One of Ibrahim's greatest pleasures is showing strangers around his cherished desert homeland and he loved having TV on the Radio around for the recording. "Everything came naturally," he says. "When I found a tune or a pattern on the guitar, Kyp would find something that went with it. Or if he found something, Eyadou just followed him. It was great. They became friends very quickly. We didn't even have to talk that much."

Not talking much is fine by Ibrahim. A few words go a long way in the limpid calm of his African home. Fatigue and back pain prevent him from venturing out into the clamour and noise of New York, but he feels its brute and alien presence. "It's as if, for me, it's dirty here," he says. "That's what works here. My village is a completely different world."

Tinariwen's performance at the Highline Ballroom on the eve of their departure from New York is one of the best I've ever seen. It's a delight to discover that they've become sharper, nimbler, less reserved and more self-confident. Ibrahim smiles his shy, guileless smile only once during the whole show, as he bows after the last encore.

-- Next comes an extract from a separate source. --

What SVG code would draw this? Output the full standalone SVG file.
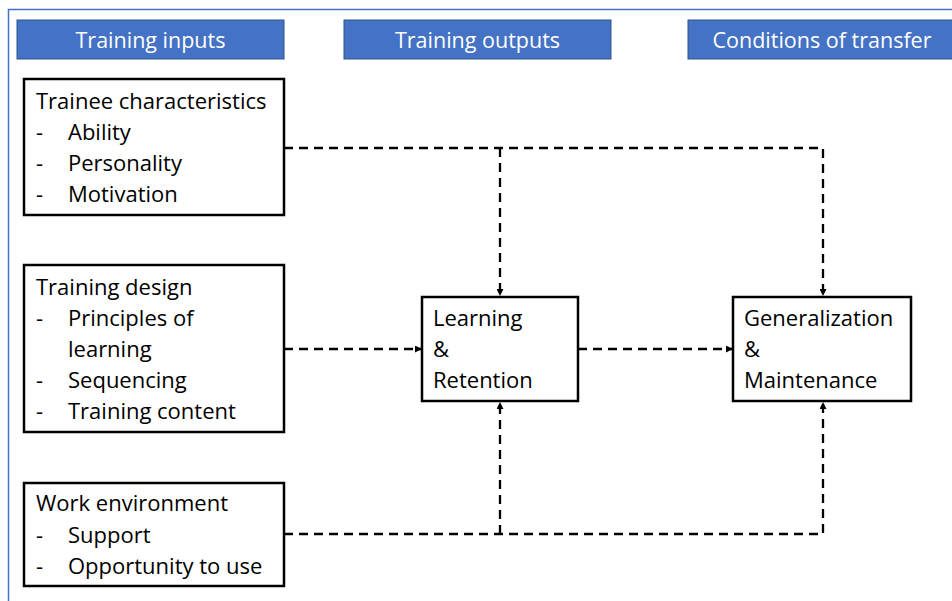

Earlier in the set, when he comes out with his acoustic guitar and starts to give a solo rendition of "Ikyadarh Dim" in his gentle, splintered croak, strange things happen. The brash hubbub of the hip New York crowd abates. A hush descends on the hall. The words of love float above the crowd like sparks from a fire ascending into a black desert night: "My lips fall silent, but my heart still speaks of you…" For a moment it almost feels as if Ibrahim has wiped away the dirt and tamed the city's frenzied heart.